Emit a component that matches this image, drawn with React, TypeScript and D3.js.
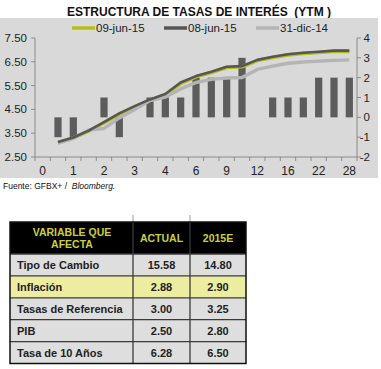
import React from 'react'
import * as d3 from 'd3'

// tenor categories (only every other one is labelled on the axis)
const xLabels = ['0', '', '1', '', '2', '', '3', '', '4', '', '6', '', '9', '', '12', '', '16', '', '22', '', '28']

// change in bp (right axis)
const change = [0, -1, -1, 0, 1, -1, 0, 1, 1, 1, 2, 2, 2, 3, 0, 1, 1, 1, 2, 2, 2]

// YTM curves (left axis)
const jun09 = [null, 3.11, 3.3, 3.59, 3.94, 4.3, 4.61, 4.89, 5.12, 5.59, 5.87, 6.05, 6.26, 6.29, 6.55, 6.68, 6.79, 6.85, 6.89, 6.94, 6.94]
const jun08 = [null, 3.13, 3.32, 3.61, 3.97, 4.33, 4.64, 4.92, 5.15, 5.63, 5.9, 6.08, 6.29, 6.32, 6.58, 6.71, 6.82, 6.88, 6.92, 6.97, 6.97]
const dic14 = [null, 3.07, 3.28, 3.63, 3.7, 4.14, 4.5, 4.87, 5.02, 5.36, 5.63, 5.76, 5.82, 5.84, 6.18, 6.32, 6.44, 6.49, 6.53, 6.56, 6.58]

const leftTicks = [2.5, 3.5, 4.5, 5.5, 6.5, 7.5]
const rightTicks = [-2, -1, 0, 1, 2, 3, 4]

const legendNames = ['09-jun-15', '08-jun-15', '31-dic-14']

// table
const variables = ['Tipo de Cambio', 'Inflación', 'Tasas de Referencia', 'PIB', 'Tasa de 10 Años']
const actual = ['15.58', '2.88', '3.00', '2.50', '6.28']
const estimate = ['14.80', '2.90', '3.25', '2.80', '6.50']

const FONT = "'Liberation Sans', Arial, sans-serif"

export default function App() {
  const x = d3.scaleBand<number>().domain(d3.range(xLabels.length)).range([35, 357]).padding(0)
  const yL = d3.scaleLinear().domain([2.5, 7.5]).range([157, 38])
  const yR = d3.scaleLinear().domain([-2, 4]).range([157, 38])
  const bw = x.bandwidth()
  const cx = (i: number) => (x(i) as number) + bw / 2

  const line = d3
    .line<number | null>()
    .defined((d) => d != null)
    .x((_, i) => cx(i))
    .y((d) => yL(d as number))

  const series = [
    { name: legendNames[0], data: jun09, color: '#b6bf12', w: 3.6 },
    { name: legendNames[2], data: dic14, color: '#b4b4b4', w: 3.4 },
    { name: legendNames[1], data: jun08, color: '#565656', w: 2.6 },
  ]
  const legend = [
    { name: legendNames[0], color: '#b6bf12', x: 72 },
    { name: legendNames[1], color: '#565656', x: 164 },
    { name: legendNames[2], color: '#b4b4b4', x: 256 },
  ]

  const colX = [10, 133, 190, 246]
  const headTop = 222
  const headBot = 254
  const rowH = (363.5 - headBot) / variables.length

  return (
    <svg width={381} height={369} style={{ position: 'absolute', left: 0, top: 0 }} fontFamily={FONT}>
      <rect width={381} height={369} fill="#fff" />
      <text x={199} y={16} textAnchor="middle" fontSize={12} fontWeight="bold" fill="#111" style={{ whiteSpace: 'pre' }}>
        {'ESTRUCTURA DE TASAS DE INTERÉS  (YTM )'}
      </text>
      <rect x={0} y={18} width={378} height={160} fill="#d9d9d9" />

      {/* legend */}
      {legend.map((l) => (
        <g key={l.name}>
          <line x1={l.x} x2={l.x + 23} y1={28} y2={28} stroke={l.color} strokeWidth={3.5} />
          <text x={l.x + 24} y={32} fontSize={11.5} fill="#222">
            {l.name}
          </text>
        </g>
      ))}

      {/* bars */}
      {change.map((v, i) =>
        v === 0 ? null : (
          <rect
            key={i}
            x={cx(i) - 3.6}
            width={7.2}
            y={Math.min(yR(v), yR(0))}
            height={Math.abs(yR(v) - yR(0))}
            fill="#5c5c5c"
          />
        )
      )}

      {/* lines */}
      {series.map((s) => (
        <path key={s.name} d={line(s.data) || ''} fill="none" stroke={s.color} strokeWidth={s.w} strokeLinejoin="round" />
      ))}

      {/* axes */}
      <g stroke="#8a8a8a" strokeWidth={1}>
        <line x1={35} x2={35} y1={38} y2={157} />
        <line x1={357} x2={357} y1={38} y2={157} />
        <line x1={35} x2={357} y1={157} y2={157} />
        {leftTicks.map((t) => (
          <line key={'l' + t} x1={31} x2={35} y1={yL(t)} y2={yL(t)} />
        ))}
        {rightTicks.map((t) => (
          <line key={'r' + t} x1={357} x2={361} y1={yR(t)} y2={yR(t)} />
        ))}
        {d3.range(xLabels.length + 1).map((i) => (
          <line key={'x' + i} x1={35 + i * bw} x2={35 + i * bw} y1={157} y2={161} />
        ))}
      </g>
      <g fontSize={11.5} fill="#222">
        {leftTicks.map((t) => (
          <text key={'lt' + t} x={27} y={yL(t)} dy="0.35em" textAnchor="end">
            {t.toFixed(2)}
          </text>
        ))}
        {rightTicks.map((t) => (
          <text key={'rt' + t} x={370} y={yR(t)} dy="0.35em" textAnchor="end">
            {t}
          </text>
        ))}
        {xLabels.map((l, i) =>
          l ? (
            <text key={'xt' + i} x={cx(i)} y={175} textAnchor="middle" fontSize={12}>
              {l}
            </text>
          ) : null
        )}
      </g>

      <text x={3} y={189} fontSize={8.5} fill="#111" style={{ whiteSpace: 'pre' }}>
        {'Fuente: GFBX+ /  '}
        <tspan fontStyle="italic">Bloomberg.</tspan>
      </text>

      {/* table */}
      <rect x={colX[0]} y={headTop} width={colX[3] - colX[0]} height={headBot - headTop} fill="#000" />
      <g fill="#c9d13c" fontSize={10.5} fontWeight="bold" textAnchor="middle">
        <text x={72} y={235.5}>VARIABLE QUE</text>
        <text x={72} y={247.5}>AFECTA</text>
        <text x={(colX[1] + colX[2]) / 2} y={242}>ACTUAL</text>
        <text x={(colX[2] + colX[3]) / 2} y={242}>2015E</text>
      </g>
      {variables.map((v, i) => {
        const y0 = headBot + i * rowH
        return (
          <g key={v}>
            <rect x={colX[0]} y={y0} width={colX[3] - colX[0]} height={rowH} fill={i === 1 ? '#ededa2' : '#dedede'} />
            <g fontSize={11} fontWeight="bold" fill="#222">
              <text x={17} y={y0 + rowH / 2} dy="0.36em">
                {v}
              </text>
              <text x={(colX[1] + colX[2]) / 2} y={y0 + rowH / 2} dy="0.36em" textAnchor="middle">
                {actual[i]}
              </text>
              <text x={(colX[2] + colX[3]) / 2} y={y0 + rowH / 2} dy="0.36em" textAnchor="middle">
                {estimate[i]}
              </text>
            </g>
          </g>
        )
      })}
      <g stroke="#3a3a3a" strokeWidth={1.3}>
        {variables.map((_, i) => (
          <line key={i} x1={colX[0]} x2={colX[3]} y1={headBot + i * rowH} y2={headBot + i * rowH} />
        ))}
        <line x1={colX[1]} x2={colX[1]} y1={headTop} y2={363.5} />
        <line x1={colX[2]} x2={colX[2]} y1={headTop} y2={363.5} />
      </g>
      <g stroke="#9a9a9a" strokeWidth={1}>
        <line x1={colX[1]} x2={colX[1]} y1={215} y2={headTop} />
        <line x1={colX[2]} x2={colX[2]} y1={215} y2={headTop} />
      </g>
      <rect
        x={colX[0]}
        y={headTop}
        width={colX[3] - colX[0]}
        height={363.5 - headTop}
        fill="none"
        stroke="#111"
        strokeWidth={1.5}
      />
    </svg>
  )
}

━━━━━━━━━━━━━━━━

Repeat only the lines from the beginning of the material through the line containing "yL(d as number))", both ends kept, leaving pictures out.

Emit a component that matches this image, drawn with React, TypeScript and D3.js.
import React from 'react'
import * as d3 from 'd3'

// tenor categories (only every other one is labelled on the axis)
const xLabels = ['0', '', '1', '', '2', '', '3', '', '4', '', '6', '', '9', '', '12', '', '16', '', '22', '', '28']

// change in bp (right axis)
const change = [0, -1, -1, 0, 1, -1, 0, 1, 1, 1, 2, 2, 2, 3, 0, 1, 1, 1, 2, 2, 2]

// YTM curves (left axis)
const jun09 = [null, 3.11, 3.3, 3.59, 3.94, 4.3, 4.61, 4.89, 5.12, 5.59, 5.87, 6.05, 6.26, 6.29, 6.55, 6.68, 6.79, 6.85, 6.89, 6.94, 6.94]
const jun08 = [null, 3.13, 3.32, 3.61, 3.97, 4.33, 4.64, 4.92, 5.15, 5.63, 5.9, 6.08, 6.29, 6.32, 6.58, 6.71, 6.82, 6.88, 6.92, 6.97, 6.97]
const dic14 = [null, 3.07, 3.28, 3.63, 3.7, 4.14, 4.5, 4.87, 5.02, 5.36, 5.63, 5.76, 5.82, 5.84, 6.18, 6.32, 6.44, 6.49, 6.53, 6.56, 6.58]

const leftTicks = [2.5, 3.5, 4.5, 5.5, 6.5, 7.5]
const rightTicks = [-2, -1, 0, 1, 2, 3, 4]

const legendNames = ['09-jun-15', '08-jun-15', '31-dic-14']

// table
const variables = ['Tipo de Cambio', 'Inflación', 'Tasas de Referencia', 'PIB', 'Tasa de 10 Años']
const actual = ['15.58', '2.88', '3.00', '2.50', '6.28']
const estimate = ['14.80', '2.90', '3.25', '2.80', '6.50']

const FONT = "'Liberation Sans', Arial, sans-serif"

export default function App() {
  const x = d3.scaleBand<number>().domain(d3.range(xLabels.length)).range([35, 357]).padding(0)
  const yL = d3.scaleLinear().domain([2.5, 7.5]).range([157, 38])
  const yR = d3.scaleLinear().domain([-2, 4]).range([157, 38])
  const bw = x.bandwidth()
  const cx = (i: number) => (x(i) as number) + bw / 2

  const line = d3
    .line<number | null>()
    .defined((d) => d != null)
    .x((_, i) => cx(i))
    .y((d) => yL(d as number))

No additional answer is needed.